Thank you SO much...I'll take you up on that. I probably won't actually be able to do it until next weekend time-wise, and that will give me a few days and some peace of mind to see that they're doing ok. Right now they seem to be quite happy in my bedroom. Is Saturday or Sunday better for you?

There was some antifreeze and some scooter oil in my garage, both which would have been much more dangerous...fortunately the idiots didn't really think things through.


----------



## coyotejoe (Apr 10, 2009)

Any time you like, being retired gives me the luxury of doing my shopping and errands during the week and spending weekends at home.


----------



## Jay3 (May 4, 2008)

Wondering if it was somebody that has a problem with you, and were trying to get to you through your birds. I'd set up a camera. Never know if they might come back. In your profession, I'm sure you meet many people who would be capable of something like this. Maybe somebody had his feathers ruffled somehow. I'd keep things locked, and install the camera. I'm so sorry for you and your birds that something like this could have happened. Hope they're all okay.


----------



## irretractable (Jun 4, 2008)

Jay3 said:


> Wondering if it was somebody that has a problem with you, and were trying to get to you through your birds. I'd set up a camera. Never know if they might come back. In your profession, I'm sure you meet many people who would be capable of something like this. Maybe somebody had his feathers ruffled somehow. I'd keep things locked, and install the camera. I'm so sorry for you and your birds that something like this could have happened. Hope they're all okay.


yeah, I wonder the same thing. I prefer to think it was random, but then they should've stolen something or done some other damage. Part of me wonders if it's just someone who really hates pigeons. I've had some stuff thrown onto my 3rd floor balcony (phone book, tennis ball, etc...), presumably at the pigeons. But someone would basically have to be watching me to know I had these in my garage...Lovely the things we have to worry abut...I like the camera idea.


----------



## Jay3 (May 4, 2008)

Sad that there are so many people walking around who would think nothing of hurting an innocent animal to get at another person, but in this society today........................ Good luck. Please keep us updated if you learn anything.


----------



## Siam Sam (May 16, 2009)

irretractable said:


> Forget mental department - I think they're beyond that...maybe criminal department. I did file a police report. The officer was very nice but completely perplexed. They're not even investigating because there are really no suspects or anything specific to pursue. I would feel better had they stolen something, but they didn't. They just hurt the pigeons. I'm going to keep a closer eye on things though - I've had several things thrown on my balcony (most recently a tennis ball), presumably by someone throwing them at pigeons. I'd like to think this was totally random, but I'm a bit creeped out and afraid it may not be. Ughh...
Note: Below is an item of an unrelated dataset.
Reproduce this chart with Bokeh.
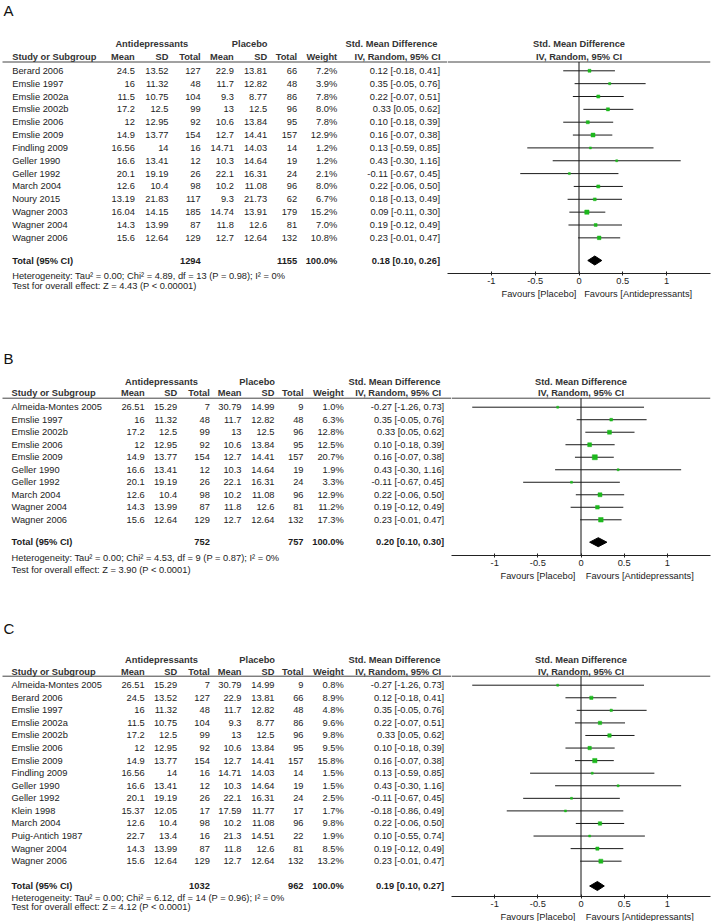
import math
from bokeh.plotting import figure
from bokeh.layouts import column, row
from bokeh.models import Range1d, FixedTicker, Title
from bokeh.core.properties import value
from bokeh.embed import file_html
from bokeh.resources import INLINE

# ------------------------------------------------------------------ data
# Panel A
A_study = ["Berard 2006", "Emslie 1997", "Emslie 2002a", "Emslie 2002b", "Emslie 2006",
           "Emslie 2009", "Findling 2009", "Geller 1990", "Geller 1992", "March 2004",
           "Noury 2015", "Wagner 2003", "Wagner 2004", "Wagner 2006"]
A_ad_mean = [24.5, 16, 11.5, 17.2, 12, 14.9, 16.56, 16.6, 20.1, 12.6, 13.19, 16.04, 14.3, 15.6]
A_ad_sd = [13.52, 11.32, 10.75, 12.5, 12.95, 13.77, 14, 13.41, 19.19, 10.4, 21.83, 14.15, 13.99, 12.64]
A_ad_n = [127, 48, 104, 99, 92, 154, 16, 12, 26, 98, 117, 185, 87, 129]
A_pl_mean = [22.9, 11.7, 9.3, 13, 10.6, 12.7, 14.71, 10.3, 22.1, 10.2, 9.3, 14.74, 11.8, 12.7]
A_pl_sd = [13.81, 12.82, 8.77, 12.5, 13.84, 14.41, 14.03, 14.64, 16.31, 11.08, 21.73, 13.91, 12.6, 12.64]
A_pl_n = [66, 48, 86, 96, 95, 157, 14, 19, 24, 96, 62, 179, 81, 132]
A_weight = [7.2, 3.9, 7.8, 8.0, 7.8, 12.9, 1.2, 1.2, 2.1, 8.0, 6.7, 15.2, 7.0, 10.8]
A_smd = [0.12, 0.35, 0.22, 0.33, 0.10, 0.16, 0.13, 0.43, -0.11, 0.22, 0.18, 0.09, 0.19, 0.23]
A_lo = [-0.18, -0.05, -0.07, 0.05, -0.18, -0.07, -0.59, -0.30, -0.67, -0.06, -0.13, -0.11, -0.12, -0.01]
A_hi = [0.41, 0.76, 0.51, 0.62, 0.39, 0.38, 0.85, 1.16, 0.45, 0.50, 0.49, 0.30, 0.49, 0.47]
A_total = [1294, 1155]
A_pooled = [0.18, 0.10, 0.26]
A_het = "Heterogeneity: Tau\u00b2 = 0.00; Chi\u00b2 = 4.89, df = 13 (P = 0.98); I\u00b2 = 0%"
A_test = "Test for overall effect: Z = 4.43 (P < 0.00001)"

# Panel B
B_study = ["Almeida-Montes 2005", "Emslie 1997", "Emslie 2002b", "Emslie 2006", "Emslie 2009",
           "Geller 1990", "Geller 1992", "March 2004", "Wagner 2004", "Wagner 2006"]
B_ad_mean = [26.51, 16, 17.2, 12, 14.9, 16.6, 20.1, 12.6, 14.3, 15.6]
B_ad_sd = [15.29, 11.32, 12.5, 12.95, 13.77, 13.41, 19.19, 10.4, 13.99, 12.64]
B_ad_n = [7, 48, 99, 92, 154, 12, 26, 98, 87, 129]
B_pl_mean = [30.79, 11.7, 13, 10.6, 12.7, 10.3, 22.1, 10.2, 11.8, 12.7]
B_pl_sd = [14.99, 12.82, 12.5, 13.84, 14.41, 14.64, 16.31, 11.08, 12.6, 12.64]
B_pl_n = [9, 48, 96, 95, 157, 19, 24, 96, 81, 132]
B_weight = [1.0, 6.3, 12.8, 12.5, 20.7, 1.9, 3.3, 12.9, 11.2, 17.3]
B_smd = [-0.27, 0.35, 0.33, 0.10, 0.16, 0.43, -0.11, 0.22, 0.19, 0.23]
B_lo = [-1.26, -0.05, 0.05, -0.18, -0.07, -0.30, -0.67, -0.06, -0.12, -0.01]
B_hi = [0.73, 0.76, 0.62, 0.39, 0.38, 1.16, 0.45, 0.50, 0.49, 0.47]
B_total = [752, 757]
B_pooled = [0.20, 0.10, 0.30]
B_het = "Heterogeneity: Tau\u00b2 = 0.00; Chi\u00b2 = 4.53, df = 9 (P = 0.87); I\u00b2 = 0%"
B_test = "Test for overall effect: Z = 3.90 (P < 0.0001)"

# Panel C
C_study = ["Almeida-Montes 2005", "Berard 2006", "Emslie 1997", "Emslie 2002a", "Emslie 2002b",
           "Emslie 2006", "Emslie 2009", "Findling 2009", "Geller 1990", "Geller 1992",
           "Klein 1998", "March 2004", "Puig-Antich 1987", "Wagner 2004", "Wagner 2006"]
C_ad_mean = [26.51, 24.5, 16, 11.5, 17.2, 12, 14.9, 16.56, 16.6, 20.1, 15.37, 12.6, 22.7, 14.3, 15.6]
C_ad_sd = [15.29, 13.52, 11.32, 10.75, 12.5, 12.95, 13.77, 14, 13.41, 19.19, 12.05, 10.4, 13.4, 13.99, 12.64]
C_ad_n = [7, 127, 48, 104, 99, 92, 154, 16, 12, 26, 17, 98, 16, 87, 129]
C_pl_mean = [30.79, 22.9, 11.7, 9.3, 13, 10.6, 12.7, 14.71, 10.3, 22.1, 17.59, 10.2, 21.3, 11.8, 12.7]
C_pl_sd = [14.99, 13.81, 12.82, 8.77, 12.5, 13.84, 14.41, 14.03, 14.64, 16.31, 11.77, 11.08, 14.51, 12.6, 12.64]
C_pl_n = [9, 66, 48, 86, 96, 95, 157, 14, 19, 24, 17, 96, 22, 81, 132]
C_weight = [0.8, 8.9, 4.8, 9.6, 9.8, 9.5, 15.8, 1.5, 1.5, 2.5, 1.7, 9.8, 1.9, 8.5, 13.2]
C_smd = [-0.27, 0.12, 0.35, 0.22, 0.33, 0.10, 0.16, 0.13, 0.43, -0.11, -0.18, 0.22, 0.10, 0.19, 0.23]
C_lo = [-1.26, -0.18, -0.05, -0.07, 0.05, -0.18, -0.07, -0.59, -0.30, -0.67, -0.86, -0.06, -0.55, -0.12, -0.01]
C_hi = [0.73, 0.41, 0.76, 0.51, 0.62, 0.39, 0.38, 0.85, 1.16, 0.45, 0.49, 0.50, 0.74, 0.49, 0.47]
C_total = [1032, 962]
C_pooled = [0.19, 0.10, 0.27]
C_het = "Heterogeneity: Tau\u00b2 = 0.00; Chi\u00b2 = 6.12, df = 14 (P = 0.96); I\u00b2 = 0%"
C_test = "Test for overall effect: Z = 4.12 (P < 0.0001)"

AX_TICKS = [-1, -0.5, 0, 0.5, 1]
AX_LABELS = ["-1", "-0.5", "0", "0.5", "1"]
FAV_LEFT = "Favours [Placebo]"
FAV_RIGHT = "Favours [Antidepressants]"

# ------------------------------------------------------------------ style
FONT_NAME = "Liberation Sans"
FONT = value(FONT_NAME)
FS = "9.3px"
TXT = "#1c1c1c"
HDR = "#333333"
GREEN = "#1db81d"

# layout (pixel units inside each panel)
COLS_A = dict(name=11.7, am=134.3, asd=168.0, an=200.2, pm=233.3, psd=266.7, pn=296.7, w=336.7,
              smd=439.5, h_smd=437.0, h_iv=440.0, c_ad=151.3, c_pl=249.2)
COLS_BC = dict(name=11.0, am=144.2, asd=176.7, an=209.3, pm=241.0, psd=274.0, pn=303.0, w=343.3,
               smd=443.7, h_smd=440.0, h_iv=440.7, c_ad=161.0, c_pl=256.7)
LAY_A = dict(H=318, tw=447, letter=10.0, h1=43.3, h2=56.7, line=61.5, y0=70.3, step=12.85,
             total=260.0, het=275.0, test=285.7, axis=273, fav_off=54, fav_gap=3, fav_so=1, cols=COLS_A)
LAY_B = dict(H=270, tw=451, letter=39.8, h1=63.0, h2=74.7, line=79.7, y0=88.7, step=12.51,
             total=223.7, het=239.7, test=251.3, axis=237, fav_off=49, fav_gap=4, fav_so=0, cols=COLS_BC)
LAY_C = dict(H=333, tw=451, letter=39.8, h1=71.0, h2=83.0, line=87.7, y0=96.7, step=12.57,
             total=297.5, het=309.3, test=318.7, axis=308, fav_off=49, fav_gap=4, fav_so=0, cols=COLS_BC)
PAGE_W = 720
RIGHT_PAD = 10


def g(v):
    return f"{v:g}"


def ci_text(e, lo, hi):
    return f"{e:.2f} [{lo:.2f}, {hi:.2f}]"


def txt(p, x, y, text, align="left", bold=False, color=TXT, size=FS):
    p.text(x=x, y=y, text=text, text_font=FONT, text_font_size=size,
           text_align=align, text_baseline="middle", text_color=color,
           text_font_style="bold" if bold else "normal")


def panel(letter, study, am, asd, an, pm, psd, pn, w, smd, lo, hi, total, pooled, het, test, L):
    H = L["H"]
    C = L["cols"]
    n = len(study)
    ys = [L["y0"] + i * L["step"] for i in range(n)]

    # ---------------- table part
    t = figure(width=L["tw"], height=H, x_range=Range1d(0, L["tw"]), y_range=Range1d(H, 0),
               output_backend="svg", toolbar_location=None, x_axis_location=None,
               y_axis_location=None, min_border=0, title=None, outline_line_color=None)
    t.frame_align = False
    t.grid.visible = False
    t.background_fill_color = None
    t.border_fill_color = None

    txt(t, [3], [L["letter"]], [letter], size="15px", color="#111111")
    # header rows
    txt(t, [C["c_ad"], C["c_pl"]], [L["h1"]] * 2, ["Antidepressants", "Placebo"], "center", True, HDR)
    txt(t, [C["h_smd"]], [L["h1"]], ["Std. Mean Difference"], "right", True, HDR)
    txt(t, [C["name"]], [L["h2"]], ["Study or Subgroup"], "left", True, HDR)
    hx = [C["am"], C["asd"], C["an"], C["pm"], C["psd"], C["pn"], C["w"], C["h_iv"]]
    txt(t, hx, [L["h2"]] * len(hx),
        ["Mean", "SD", "Total", "Mean", "SD", "Total", "Weight", "IV, Random, 95% CI"], "right", True, HDR)
    t.segment(x0=[2], x1=[L["tw"]], y0=[L["line"]], y1=[L["line"]], line_color="#444444", line_width=1)

    # study rows
    txt(t, [C["name"]] * n, ys, study)
    txt(t, [C["am"]] * n, ys, [g(v) for v in am], "right")
    txt(t, [C["asd"]] * n, ys, [g(v) for v in asd], "right")
    txt(t, [C["an"]] * n, ys, [str(v) for v in an], "right")
    txt(t, [C["pm"]] * n, ys, [g(v) for v in pm], "right")
    txt(t, [C["psd"]] * n, ys, [g(v) for v in psd], "right")
    txt(t, [C["pn"]] * n, ys, [str(v) for v in pn], "right")
    txt(t, [C["w"]] * n, ys, [f"{v:.1f}%" for v in w], "right")
    txt(t, [C["smd"]] * n, ys, [ci_text(e, a, b) for e, a, b in zip(smd, lo, hi)], "right")

    # total rows
    ty = L["total"]
    txt(t, [C["name"]], [ty], ["Total (95% CI)"], "left", True)
    txt(t, [C["an"], C["pn"], C["w"], C["smd"]], [ty] * 4,
        [str(total[0]), str(total[1]), "100.0%", ci_text(*pooled)], "right", True)
    txt(t, [C["name"], C["name"]], [L["het"], L["test"]], [het, test])

    # ---------------- forest part
    ax_y = int(L["axis"])
    fw = PAGE_W - L["tw"]
    f = figure(width=fw, height=H, x_range=Range1d(-1.5, 1.5), y_range=Range1d(ax_y, 0),
               output_backend="svg", toolbar_location=None, x_axis_location="below",
               y_axis_location=None, min_border_left=0, min_border_right=RIGHT_PAD, min_border_top=0,
               min_border_bottom=int(H - ax_y), title=None, outline_line_color=None)
    f.frame_align = False
    f.grid.visible = False
    f.background_fill_color = None
    f.border_fill_color = None
    ax = f.xaxis[0]
    ax.ticker = FixedTicker(ticks=AX_TICKS)
    ax.major_label_overrides = {float(k): s for k, s in zip(AX_TICKS, AX_LABELS)}
    ax.minor_tick_line_color = None
    ax.major_tick_in = 2
    ax.major_tick_out = 2
    ax.major_label_standoff = 2
    ax.axis_line_color = "#222222"
    ax.major_tick_line_color = "#222222"
    ax.major_label_text_font = FONT_NAME
    ax.major_label_text_font_size = FS
    ax.major_label_text_color = TXT

    txt(f, [0, 0], [L["h1"], L["h2"]], ["Std. Mean Difference", "IV, Random, 95% CI"], "center", True, HDR)
    f.segment(x0=[-1.5], x1=[1.5], y0=[L["line"]], y1=[L["line"]], line_color="#444444", line_width=1)
    f.segment(x0=[0], x1=[0], y0=[L["line"]], y1=[ax_y], line_color="#111111", line_width=1)

    f.segment(x0=lo, x1=hi, y0=ys, y1=ys, line_color="#1a1a1a", line_width=1)
    sizes = [max(2.0, 1.1 * math.sqrt(v)) for v in w]
    f.scatter(x=smd, y=ys, marker="square", size=sizes, fill_color=GREEN, line_color=GREEN, line_width=0.5)

    e, a, b = pooled
    f.patch(x=[a, e, b, e], y=[ty, ty - 4.5, ty, ty + 4.5], fill_color="black", line_color="black")

    fav = FAV_LEFT + "\u00a0" * L["fav_gap"] + FAV_RIGHT
    f.add_layout(Title(text=fav, align="left", offset=L["fav_off"], standoff=L["fav_so"],
                       text_font=FONT_NAME, text_font_size=FS, text_font_style="normal",
                       text_color=TXT), "below")
    return row(t, f, spacing=0)


pA = panel("A", A_study, A_ad_mean, A_ad_sd, A_ad_n, A_pl_mean, A_pl_sd, A_pl_n, A_weight,
           A_smd, A_lo, A_hi, A_total, A_pooled, A_het, A_test, LAY_A)
pB = panel("B", B_study, B_ad_mean, B_ad_sd, B_ad_n, B_pl_mean, B_pl_sd, B_pl_n, B_weight,
           B_smd, B_lo, B_hi, B_total, B_pooled, B_het, B_test, LAY_B)
pC = panel("C", C_study, C_ad_mean, C_ad_sd, C_ad_n, C_pl_mean, C_pl_sd, C_pl_n, C_weight,
           C_smd, C_lo, C_hi, C_total, C_pooled, C_het, C_test, LAY_C)

p = column(pA, pB, pC, spacing=0)
open("out.html", "w").write(file_html(p, INLINE))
It might be worth it to call the Humane Society and mention it to them. There are laws against animal cruelty, and perhaps they can advise you. Sad incident, but I'm glad they appear to be healthy.


----------



## irretractable (Jun 4, 2008)

Siam Sam said:


> It might be worth it to call the Humane Society and mention it to them. There are laws against animal cruelty, and perhaps they can advise you. Sad incident, but I'm glad they appear to be healthy.
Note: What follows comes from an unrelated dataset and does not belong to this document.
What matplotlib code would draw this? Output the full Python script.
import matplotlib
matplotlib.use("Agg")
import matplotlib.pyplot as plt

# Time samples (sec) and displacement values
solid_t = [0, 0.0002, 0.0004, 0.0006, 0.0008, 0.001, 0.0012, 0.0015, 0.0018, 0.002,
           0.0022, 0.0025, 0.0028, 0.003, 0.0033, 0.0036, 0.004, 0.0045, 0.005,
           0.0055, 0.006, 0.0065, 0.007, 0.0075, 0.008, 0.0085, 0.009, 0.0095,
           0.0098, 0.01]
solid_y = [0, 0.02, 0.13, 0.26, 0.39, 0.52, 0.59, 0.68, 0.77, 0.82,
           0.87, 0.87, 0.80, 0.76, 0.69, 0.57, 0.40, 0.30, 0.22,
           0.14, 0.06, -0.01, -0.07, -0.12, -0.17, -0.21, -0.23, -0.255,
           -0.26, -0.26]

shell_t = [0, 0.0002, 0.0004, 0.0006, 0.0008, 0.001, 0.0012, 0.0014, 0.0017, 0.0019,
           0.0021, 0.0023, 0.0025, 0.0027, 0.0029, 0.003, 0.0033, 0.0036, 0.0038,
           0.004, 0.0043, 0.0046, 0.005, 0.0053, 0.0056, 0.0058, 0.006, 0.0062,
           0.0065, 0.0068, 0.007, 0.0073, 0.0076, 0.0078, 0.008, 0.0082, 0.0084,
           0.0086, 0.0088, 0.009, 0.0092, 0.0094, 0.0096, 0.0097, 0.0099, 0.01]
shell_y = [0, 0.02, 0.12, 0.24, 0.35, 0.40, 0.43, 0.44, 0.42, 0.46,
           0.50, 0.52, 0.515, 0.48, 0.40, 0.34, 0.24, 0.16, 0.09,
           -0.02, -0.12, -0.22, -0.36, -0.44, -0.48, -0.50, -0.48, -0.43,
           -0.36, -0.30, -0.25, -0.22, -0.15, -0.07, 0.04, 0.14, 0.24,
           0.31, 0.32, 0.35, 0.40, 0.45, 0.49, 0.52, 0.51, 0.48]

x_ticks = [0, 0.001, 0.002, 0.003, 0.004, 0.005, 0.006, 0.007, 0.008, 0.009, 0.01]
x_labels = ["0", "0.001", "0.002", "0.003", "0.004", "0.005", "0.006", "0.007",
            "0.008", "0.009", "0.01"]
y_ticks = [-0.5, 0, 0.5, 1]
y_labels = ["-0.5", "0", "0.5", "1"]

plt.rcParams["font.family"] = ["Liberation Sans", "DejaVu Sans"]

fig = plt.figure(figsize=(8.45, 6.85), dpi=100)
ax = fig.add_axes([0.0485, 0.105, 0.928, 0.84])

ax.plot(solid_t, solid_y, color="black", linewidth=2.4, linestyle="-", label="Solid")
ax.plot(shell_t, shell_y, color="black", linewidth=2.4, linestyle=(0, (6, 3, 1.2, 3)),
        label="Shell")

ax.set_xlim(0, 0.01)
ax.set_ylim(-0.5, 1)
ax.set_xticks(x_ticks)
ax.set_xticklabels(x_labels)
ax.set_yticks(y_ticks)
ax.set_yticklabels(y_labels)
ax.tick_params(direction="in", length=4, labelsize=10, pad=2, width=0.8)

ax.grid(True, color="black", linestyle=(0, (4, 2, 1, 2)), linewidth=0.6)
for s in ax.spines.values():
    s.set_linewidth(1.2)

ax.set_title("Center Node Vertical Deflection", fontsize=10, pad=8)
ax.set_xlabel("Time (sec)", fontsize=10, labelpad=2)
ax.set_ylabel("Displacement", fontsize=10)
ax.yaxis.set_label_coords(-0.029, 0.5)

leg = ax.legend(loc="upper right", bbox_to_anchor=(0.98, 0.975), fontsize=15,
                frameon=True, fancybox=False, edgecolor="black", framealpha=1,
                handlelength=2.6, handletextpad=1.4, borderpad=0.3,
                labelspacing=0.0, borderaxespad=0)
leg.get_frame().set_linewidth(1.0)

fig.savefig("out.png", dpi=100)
Good thought... thanks for the suggestion.


----------



## Tennman1 (Mar 31, 2009)

I'm thinking security camera.


----------



## irretractable (Jun 4, 2008)

Tennman1 said:


> I'm thinking security camera.


yeah...and maybe an alarm system...


----------



## coyotejoe (Apr 10, 2009)

Well the pigis are settled in to the coop now and doing fine. They haven't quite worked out their place in the pecking order as yet but I'm sure that will come in time.


----------



## irretractable (Jun 4, 2008)

coyotejoe said:


> Well the pigis are settled in to the coop now and doing fine. They haven't quite worked out their place in the pecking order as yet but I'm sure that will come in time.
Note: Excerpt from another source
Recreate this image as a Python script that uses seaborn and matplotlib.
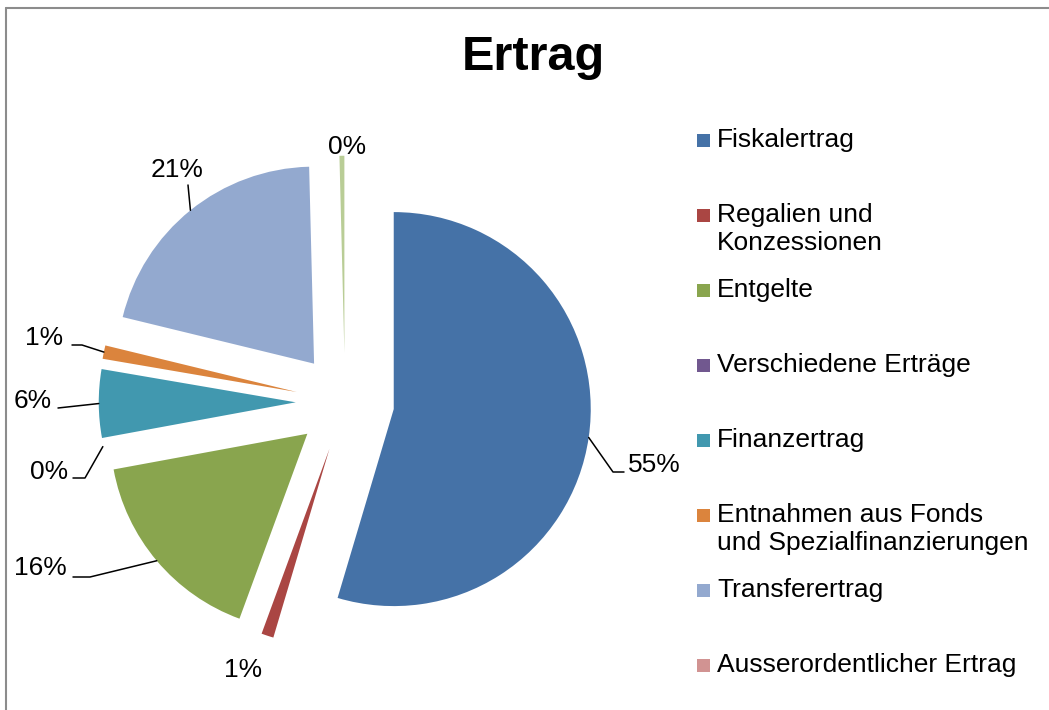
import numpy as np
import matplotlib
matplotlib.use("Agg")
import matplotlib.pyplot as plt
import seaborn as sns
from matplotlib.patches import Rectangle
from matplotlib.lines import Line2D

# Data (shares in percent)
categories = [
    "Fiskalertrag",
    "Regalien und\nKonzessionen",
    "Entgelte",
    "Verschiedene Erträge",
    "Finanzertrag",
    "Entnahmen aus Fonds\nund Spezialfinanzierungen",
    "Transferertrag",
    "Ausserordentlicher Ertrag",
    "",  # ninth slice, legend entry cut off in the original
]
shares = [54.6, 1.0, 16.5, 0.0, 5.6, 1.1, 20.8, 0.0, 0.4]
colors = ["#4572A7", "#AA4643", "#89A54E", "#71588F", "#4198AF",
          "#DB843D", "#93A9CF", "#D19392", "#B9CD96"]

sns.set_theme(style="white")
plt.rcParams["font.family"] = ["Liberation Sans", "DejaVu Sans"]
plt.rcParams["text.color"] = "black"

W, H = 1049, 710
fig = plt.figure(figsize=(W / 100, H / 100), dpi=100)
ax = fig.add_axes([0, 0, 1, 1])

# pie centre / radius in pixels
cx, cy, rad = 345, 402, 197

wedges, _ = ax.pie(shares, colors=colors, explode=[0.25] * len(shares),
                   startangle=90, counterclock=False, radius=1,
                   center=(0, 0), wedgeprops=dict(linewidth=0))
ax.set_aspect("auto")
ax.set_xlim(-cx / rad, (W - cx) / rad)
ax.set_ylim((cy - H) / rad, cy / rad)
ax.axis("off")


def d(x, y):
    """pixel -> data coords"""
    return (x - cx) / rad, (cy - y) / rad


# label layout: text position (px), alignment, elbow, line end
label_layout = {
    0: ((628, 465), "left", (613, 472), (624, 472)),
    1: ((243, 670), "center", None, None),
    2: ((67, 568), "right", (90, 577), (73, 577)),
    3: ((68, 472), "right", (85, 478), (73, 478)),
    4: ((52, 401), "right", None, (58, 408)),
    5: ((63, 338), "right", (82, 345), (72, 345)),
    6: ((177, 170), "center", None, (188, 185)),
    8: ((347, 147), "center", None, None),
}

for i, (pos, ha, elbow, end) in label_layout.items():
    w = wedges[i]
    ang = np.deg2rad((w.theta1 + w.theta2) / 2)
    ax_, ay_ = w.center[0] + w.r * np.cos(ang), w.center[1] + w.r * np.sin(ang)
    tx, ty = d(*pos)
    ax.text(tx, ty, f"{round(shares[i]):.0f}%", ha=ha, va="center",
            fontsize=19, color="black")
    if end is not None:
        pts = [(ax_, ay_)]
        if elbow is not None:
            pts.append(d(*elbow))
        pts.append(d(*end))
        xs, ys = zip(*pts)
        ax.plot(xs, ys, color="black", lw=1.1)

# title
fig.text(533 / W, 1 - 58 / H, "Ertrag", ha="center", va="center",
         fontsize=35, fontweight="bold", color="black")

# legend (Excel style, equal spacing)
for i, name in enumerate(categories[:8]):
    y = 140 + 75 * i
    fig.patches.append(Rectangle(((697) / W, 1 - (y + 7) / H), 13 / W, 13 / H,
                                 transform=fig.transFigure,
                                 facecolor=colors[i], edgecolor="none"))
    for j, line in enumerate(name.split("\n")):
        fig.text(717 / W, 1 - (y + 28 * j) / H, line, ha="left",
                 va="center", fontsize=19, color="black")

# chart area border (left and top visible)
fig.lines.append(Line2D([6 / W, 6 / W], [0, 1 - 8 / H],
                        transform=fig.transFigure, color="#8c8c8c", lw=1.5))
fig.lines.append(Line2D([6 / W, 1], [1 - 8 / H, 1 - 8 / H],
                        transform=fig.transFigure, color="#8c8c8c", lw=1.5))

fig.savefig("out.png", dpi=100)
I'm glad to here they're doing ok - I appreciate the update. Do Paloma and Harlequin think they should be at the top of the pecking order? I wondered if that would happen given their age and rule of my balcony...


----------



## coyotejoe (Apr 10, 2009)

No, they seem pretty passive, I think they're just a bit overwhelmed by so many birds.


----------



## irretractable (Jun 4, 2008)

coyotejoe said:


> No, they seem pretty passive, I think they're just a bit overwhelmed by so many birds.


Well, glad to hear they're not being bullies. Look forward to hearing if they settle in and lay some more eggs! (that is, if Paloma lays some more eggs)


----------